From: Henry McCulloch [email him] 

John McCain reacts to censure from his party by saying it "fires him up."  Neither to do better, nor to represent those of his constituents who might actually vote for him.  Quite the contrary.  McCain gives the impression of wanting to run for another U.S. Senate term (he was first elected to the Senate in 1986 and was in the House before that; what was it Oliver Cromwell said to the Long Parliament?  Might apply to McAmnesty...) simply to spite Arizona Republicans who think his Senate record is, to quote their censure, "disastrous and harmful." 

McCain, not usually a serene fellow, seems quite serene that his machine and his supporters' money—Sheldon Adelson among them?—will waft him safely over any brickbats from the little people. 

And that reminds me of another pithy political quote, this time from Talleyrand, who said of the Bourbons that "Ils n'ont rien appris, ni rien oublié" (They have learnt nothing, and forgotten nothing).  Let's pray that Charles Schumer's best pal in the Senate, and formerly Ted Kennedy's, gets a comeuppance in his dotage in the next Arizona GOP primary.

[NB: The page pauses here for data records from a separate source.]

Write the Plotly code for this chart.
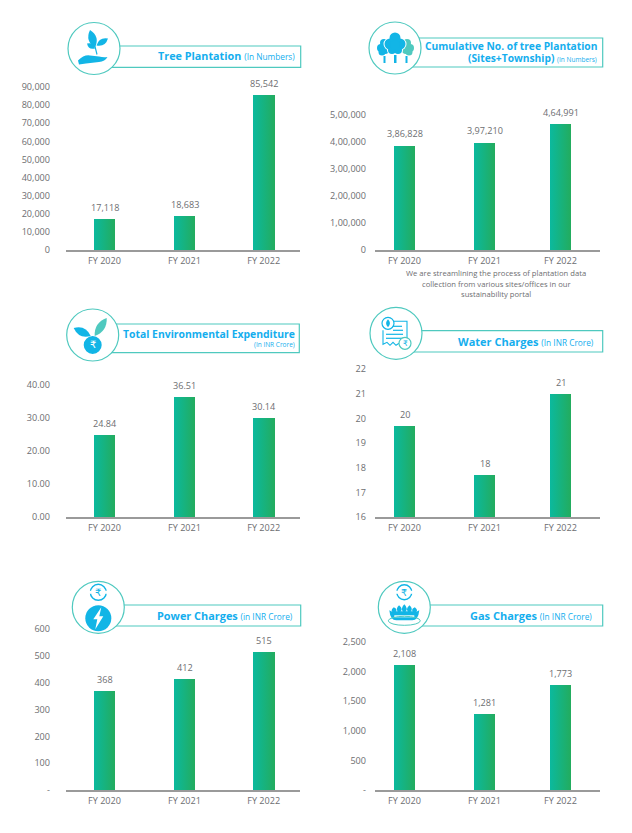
import plotly.graph_objects as go

W, H = 632, 833
FONT = "Open Sans"
GREY = "#6d6e71"
CYAN = "#14AEEE"
ICON = "#12B5E6"
TEAL = "#4FC9BF"

categories = ["FY 2020", "FY 2021", "FY 2022"]

tree_values = [17118, 18683, 85542]
tree_labels = ["17,118", "18,683", "85,542"]
tree_ticks = [0, 10000, 20000, 30000, 40000, 50000, 60000, 70000, 80000, 90000]
tree_ticktext = ["0", "10,000", "20,000", "30,000", "40,000", "50,000", "60,000", "70,000", "80,000", "90,000"]

cumulative_values = [386828, 397210, 464991]
cumulative_labels = ["3,86,828", "3,97,210", "4,64,991"]
cumulative_ticks = [0, 100000, 200000, 300000, 400000, 500000]
cumulative_ticktext = ["0", "1,00,000", "2,00,000", "3,00,000", "4,00,000", "5,00,000"]

expenditure_values = [24.84, 36.51, 30.14]
expenditure_labels = ["24.84", "36.51", "30.14"]
expenditure_ticks = [0, 10, 20, 30, 40]
expenditure_ticktext = ["0.00", "10.00", "20.00", "30.00", "40.00"]

water_values = [19.7, 17.7, 21.0]
water_labels = ["20", "18", "21"]
water_ticks = [16, 17, 18, 19, 20, 21, 22]
water_ticktext = ["16", "17", "18", "19", "20", "21", "22"]

power_values = [368, 412, 515]
power_labels = ["368", "412", "515"]
power_ticks = [0, 100, 200, 300, 400, 500, 600]
power_ticktext = ["-", "100", "200", "300", "400", "500", "600"]

gas_values = [2108, 1281, 1773]
gas_labels = ["2,108", "1,281", "1,773"]
gas_ticks = [0, 500, 1000, 1500, 2000, 2500]
gas_ticktext = ["-", "500", "1,000", "1,500", "2,000", "2,500"]

# layout geometry (pixels)
LEFT_SLOTS = [0, 1, 1.99]
RIGHT_SLOTS = [0, 1, 1.95]
LEFT_GEOM = dict(x0=66, x1=300, first=104.5, step=80, slots=LEFT_SLOTS, standoff=15)
RIGHT_GEOM = dict(x0=375, x1=600, first=404.5, step=80, slots=RIGHT_SLOTS, standoff=8)

panels = [
    dict(g=LEFT_GEOM, v=tree_values, l=tree_labels, t=tree_ticks, tt=tree_ticktext, ytop=87, ybot=250, r=(0, 90000)),
    dict(g=RIGHT_GEOM, v=cumulative_values, l=cumulative_labels, t=cumulative_ticks, tt=cumulative_ticktext, ytop=114.5, ybot=250, r=(0, 500000)),
    dict(g=LEFT_GEOM, v=expenditure_values, l=expenditure_labels, t=expenditure_ticks, tt=expenditure_ticktext, ytop=385, ybot=517, r=(0, 40)),
    dict(g=RIGHT_GEOM, v=water_values, l=water_labels, t=water_ticks, tt=water_ticktext, ytop=369, ybot=517, r=(16, 22)),
    dict(g=LEFT_GEOM, v=power_values, l=power_labels, t=power_ticks, tt=power_ticktext, ytop=629, ybot=790, r=(0, 600)),
    dict(g=RIGHT_GEOM, v=gas_values, l=gas_labels, t=gas_ticks, tt=gas_ticktext, ytop=642, ybot=790, r=(0, 2500)),
]

fig = go.Figure()
annotations = []
shapes = []
layout_axes = {}


def px(x):
    return x / W


def py(y):
    return 1 - y / H


for i, p in enumerate(panels, start=1):
    g = p["g"]
    xa, ya = f"x{i}", f"y{i}"
    fig.add_trace(go.Bar(
        x=g["slots"], y=p["v"], xaxis=xa, yaxis=ya, width=0.27,
        marker=dict(color="#17B27C", line=dict(width=0)),
        hoverinfo="skip", showlegend=False,
    ))
    layout_axes[f"xaxis{i}"] = dict(
        domain=[px(g["x0"]), px(g["x1"])], automargin=False,
        range=[(g["x0"] - g["first"]) / g["step"], (g["x1"] - g["first"]) / g["step"]],
        anchor=ya, tickmode="array", tickvals=g["slots"], ticktext=categories,
        showgrid=False, zeroline=False, showline=True, linecolor="#9a9a9a", linewidth=1.5,
        ticks="", tickfont=dict(family=FONT, size=9.1, color=GREY), ticklabelstandoff=1,
        fixedrange=True,
    )
    layout_axes[f"yaxis{i}"] = dict(
        domain=[py(p["ybot"]), py(p["ytop"])], automargin=False,
        range=list(p["r"]), anchor=xa, tickmode="array", tickvals=p["t"], ticktext=p["tt"],
        showgrid=False, zeroline=False, showline=False, ticks="",
        tickfont=dict(family=FONT, size=9.1, color=GREY), ticklabelstandoff=g["standoff"],
        fixedrange=True,
    )
    for sx, val, lab in zip(g["slots"], p["v"], p["l"]):
        annotations.append(dict(
            x=sx, y=val, xref=xa, yref=ya, text=lab, showarrow=False, xanchor="center", yanchor="bottom",
            yshift=4, font=dict(family=FONT, size=9.1, color=GREY), borderpad=0,
        ))


def add_path(d, fill=ICON, line=None, lw=1):
    shapes.append(dict(type="path", xref="paper", yref="paper", path=d, fillcolor=fill,
                       line=dict(color=line or "rgba(0,0,0,0)", width=lw if line else 0), layer="above"))


def P(cx, cy, pts):
    """pts: list of commands such as ('M',x,y), ('Q',a,b,c,d), ('L',x,y), ('Z',)."""
    out = []
    for c in pts:
        vals = c[1:]
        coords = []
        for j in range(0, len(vals), 2):
            coords.append(f"{px(cx + vals[j]):.5f},{py(cy + vals[j + 1]):.5f}")
        out.append(c[0] + " ".join(coords))
    return " ".join(out)


def circle(cx, cy, r, fill=ICON, line=None, lw=1):
    shapes.append(dict(type="circle", xref="paper", yref="paper",
                       x0=px(cx - r), x1=px(cx + r), y0=py(cy - r), y1=py(cy + r),
                       fillcolor=fill, line=dict(color=line or "rgba(0,0,0,0)", width=lw if line else 0), layer="above"))


def rect(x0, y0, x1, y1, fill="rgba(0,0,0,0)", line=None, lw=1):
    shapes.append(dict(type="rect", xref="paper", yref="paper",
                       x0=px(x0), x1=px(x1), y0=py(y0), y1=py(y1),
                       fillcolor=fill, line=dict(color=line or "rgba(0,0,0,0)", width=lw if line else 0), layer="above"))


def leaf(cx, cy, x0, y0, x1, y1, w, fill=ICON):
    mx, my = (x0 + x1) / 2, (y0 + y1) / 2
    dx, dy = x1 - x0, y1 - y0
    n = (dx * dx + dy * dy) ** 0.5
    ox, oy = -dy / n * w, dx / n * w
    add_path(P(cx, cy, [("M", x0, y0), ("Q", mx + ox, my + oy, x1, y1), ("Q", mx - ox, my - oy, x0, y0), ("Z",)]), fill)


def line_seg(cx, cy, x0, y0, x1, y1, color=ICON, lw=1.2):
    shapes.append(dict(type="line", xref="paper", yref="paper",
                       x0=px(cx + x0), x1=px(cx + x1), y0=py(cy + y0), y1=py(cy + y1),
                       line=dict(color=color, width=lw), layer="above"))


def header(cx, cy, box_top, box_bot, box_right):
    rect(cx, box_top, box_right, box_bot, "white", TEAL, 1.2)
    circle(cx, cy, 26, "white", TEAL, 1.2)


def rupee(x, y, size, color):
    annotations.append(dict(x=px(x), y=py(y), xref="paper", yref="paper", text="₹", showarrow=False,
                            xanchor="center", yanchor="middle",
                            font=dict(family="DejaVu Sans", size=size, color=color), borderpad=0))


def title(x, y, text, size=11):
    annotations.append(dict(x=px(x), y=py(y), xref="paper", yref="paper", text=text, showarrow=False,
                            xanchor="right", yanchor="middle", align="right", borderpad=0,
                            font=dict(family=FONT, size=size, color=CYAN)))


def small(t, s=8.3):
    return f'<span style="font-size:{s}px">{t}</span>'


# Panel 1 header
cx, cy = 94, 48.5
header(cx, cy, 46, 67.3, 300.7)
leaf(cx, cy, 1, -1, -4, -18.5, 8, ICON)
leaf(cx, cy, 1, 0, -7, -5, 5, ICON)
leaf(cx, cy, 2.5, -3, 14, -10, 6, ICON)
line_seg(cx, cy, 1, -2, 3, 6, ICON, 1.2)
add_path(P(cx, cy, [("M", -16, 12), ("Q", -10, 6, -4, 7), ("L", 5, 8), ("Q", 9, 9, 13.5, 8.5),
                    ("Q", 11, 13, 5, 13.5), ("L", -8, 15), ("L", -15, 16), ("Z",)]), ICON)
title(296, 56, "<b>Tree Plantation</b> " + small("(In Numbers)"), 10.8)

# Panel 2 header
cx, cy = 395, 48
header(cx, cy, 38, 67, 602.7)
for sgn, col in ((-1, ICON), (1, TEAL)):
    for dx, dy, r in [(11, -5, 4), (14, 0, 4), (10, 2, 4), (13, 4, 3.5)]:
        circle(cx + sgn * dx + (1 if sgn > 0 else 0), cy + dy, r, col)
center_tree = [(0, -10, 5.5), (-5, -4, 5.5), (5, -4, 5.5), (-3, 2, 4), (3, 2, 4), (0, -3, 5)]
for dx, dy, r in center_tree:
    circle(cx + dx, cy + dy, r + 1, "white")
for dx, dy, r in center_tree:
    circle(cx + dx, cy + dy, r, ICON)
rect(cx - 11.5, cy + 8, cx - 9.5, cy + 15, ICON)
rect(cx - 1, cy + 7, cx + 1.5, cy + 15, ICON)
rect(cx + 10.5, cy + 8, cx + 12.5, cy + 15, ICON)
title(598, 46, "<b>Cumulative No. of tree Plantation</b>", 10.25)
title(598, 58, "<b>(Sites+Township)</b> " + small("(In Numbers)", 6.5), 10.25)

# Panel 3 header
cx, cy = 92.7, 335
header(cx, cy, 324, 352.7, 299.3)
circle(cx, cy + 10, 9, ICON)
rupee(cx, cy + 10, 10, "white")
leaf(cx, cy, -2, 1, -19, -7, 8, ICON)
leaf(cx, cy, 2, 1, 14, -17, 8, TEAL)
title(296, 334, "<b>Total Environmental Expenditure</b>", 10.4)
title(296, 344.7, small("(In INR Crore)", 6.5))

# Panel 4 header
cx, cy = 396, 333.3
header(cx, cy, 330.7, 352, 602.7)
add_path(P(cx, cy, [("M", -6, -12), ("L", 11, -12), ("L", 11, 10)]), "rgba(0,0,0,0)", ICON, 1.1)
add_path(P(cx, cy, [("M", -13, -3), ("L", -13, 11), ("L", -9, 9), ("L", -6, 12), ("L", -3, 9), ("L", 0, 12), ("L", 3, 10)]),
         "rgba(0,0,0,0)", ICON, 1.1)
line_seg(cx, cy, -4, -7, 6, -7)
line_seg(cx, cy, -3, -3, 7, -3)
line_seg(cx, cy, -10, 1, 7, 1)
line_seg(cx, cy, -10, 5, 7, 5)
circle(cx - 8, cy - 10, 6, "white", ICON, 1.2)
leaf(cx, cy, -8, -14, -8, -6, 4, ICON)
circle(cx + 9, cy + 10, 6, "white", TEAL, 1.2)
rupee(cx + 9, cy + 10, 7.5, ICON)
title(595, 341, "<b>Water Charges</b> " + small("(In INR Crore)"))

# Panel 5 header
cx, cy = 98.3, 607.3
header(cx, cy, 605, 626, 300.7)
circle(cx, cy - 15, 8, "white", ICON, 1.4)
rect(cx - 9.5, cy - 16.5, cx - 6.5, cy - 13.5, "white")
rect(cx + 6.5, cy - 16.5, cx + 9.5, cy - 13.5, "white")
rupee(cx, cy - 15, 10, ICON)
circle(cx, cy + 11, 13, ICON)
add_path(P(cx, cy, [("M", 3, 0), ("L", -5, 12), ("L", -1, 12), ("L", -3, 22), ("L", 5, 9), ("L", 1, 9), ("Z",)]), "white")
title(294, 615.7, "<b>Power Charges</b> " + small("(in INR Crore)"), 10.9)

# Panel 6 header
cx, cy = 404.3, 607.3
header(cx, cy, 605, 626, 602.7)
circle(cx, cy - 15, 7.5, "white", ICON, 1.4)
rect(cx - 9, cy - 16.5, cx - 6, cy - 13.5, "white")
rect(cx + 6, cy - 16.5, cx + 9, cy - 13.5, "white")
rupee(cx, cy - 15, 9.5, ICON)
add_path(P(cx, cy, [("M", -15, 3), ("Q", -12, 5, -10, 4), ("L", 10, 4), ("Q", 12, 5, 15, 3),
                    ("Q", 14, 13, 8, 13), ("L", -8, 13), ("Q", -14, 13, -15, 3), ("Z",)]), ICON)
for dx, dy in ((-10, 0), (-5, -2), (0, -3), (5, -2), (10, 0)):
    leaf(cx, cy, dx, 6, dx * 1.05, dy, 5, ICON)
rect(cx - 10, cy + 8, cx + 10, cy + 10, "white")
shapes.append(dict(type="circle", xref="paper", yref="paper", x0=px(cx - 16), x1=px(cx + 16),
                   y0=py(cy + 9), y1=py(cy + 18), fillcolor="rgba(0,0,0,0)",
                   line=dict(color=TEAL, width=1), layer="above"))
title(593, 615.7, "<b>Gas Charges</b> " + small("(In INR Crore)"))

# Note under panel 2
note_lines = ["We are streamlining the process of plantation data",
              "collection from various sites/offices in our",
              "sustainability portal"]
for txt, y in zip(note_lines, [273, 283.6, 294.2]):
    annotations.append(dict(x=px(496), y=py(y), xref="paper", yref="paper", text=txt, showarrow=False,
                            xanchor="center", yanchor="middle",
                            font=dict(family=FONT, size=7.65, color=GREY), borderpad=0))

fig.update_layout(
    template="none",
    width=W, height=H, margin=dict(l=0, r=0, t=0, b=0, pad=0), autosize=False,
    paper_bgcolor="white", plot_bgcolor="white", showlegend=False, bargap=0,
    font=dict(family=FONT, color=GREY), annotations=annotations, shapes=shapes, **layout_axes,
)

post = """
document.body.style.margin = '0';
document.documentElement.style.overflow = 'hidden';
var gd = document.getElementsByClassName('plotly-graph-div')[0];
function grad() {
  var svg = gd.querySelector('svg.main-svg');
  var ns = 'http://www.w3.org/2000/svg';
  if (!document.getElementById('barGrad')) {
    var defs = document.createElementNS(ns, 'defs');
    var lg = document.createElementNS(ns, 'linearGradient');
    lg.setAttribute('id', 'barGrad');
    [['0%', '#0BB99E'], ['100%', '#23AC5E']].forEach(function (s) {
      var st = document.createElementNS(ns, 'stop');
      st.setAttribute('offset', s[0]); st.setAttribute('stop-color', s[1]); lg.appendChild(st);
    });
    defs.appendChild(lg); svg.insertBefore(defs, svg.firstChild);
  }
  gd.querySelectorAll('.bars .point path').forEach(function (p) {
    p.style.setProperty('fill', 'url(#barGrad)');
  });
}
grad();
"""
fig.write_html("out.html", post_script=post, config={"displayModeBar": False})
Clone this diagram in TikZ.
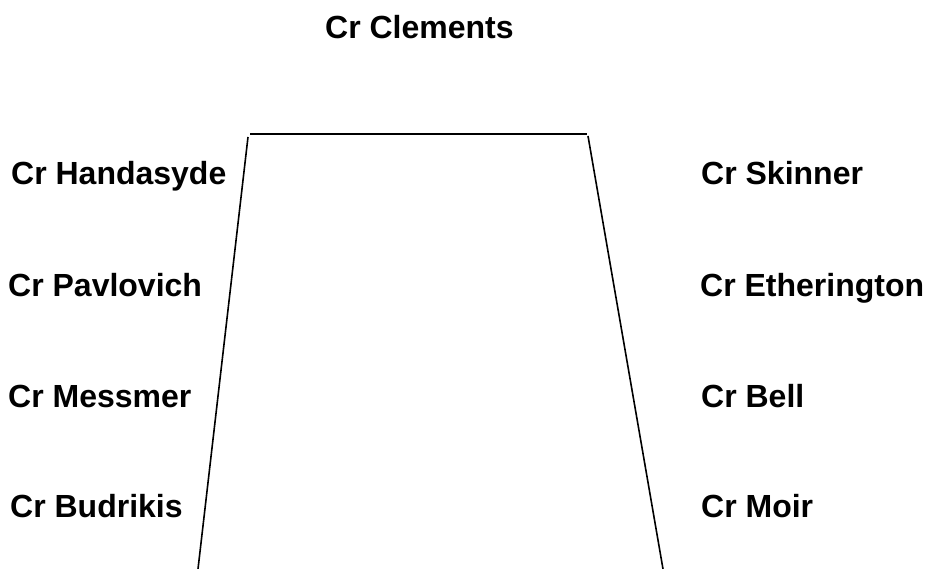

James Fulford writes: For those readers were absent the day they covered what the Lord Protector told the Long Parliament, it contains a lot of good strong verbal abuse, much of which applies to McCain and his friends and ends, famously, with “In the name of God, go!” [Oliver Cromwell MP's speech on the dissolution of the Rump of the Long Parliament, given to the House of Commons, 20 April 1653.]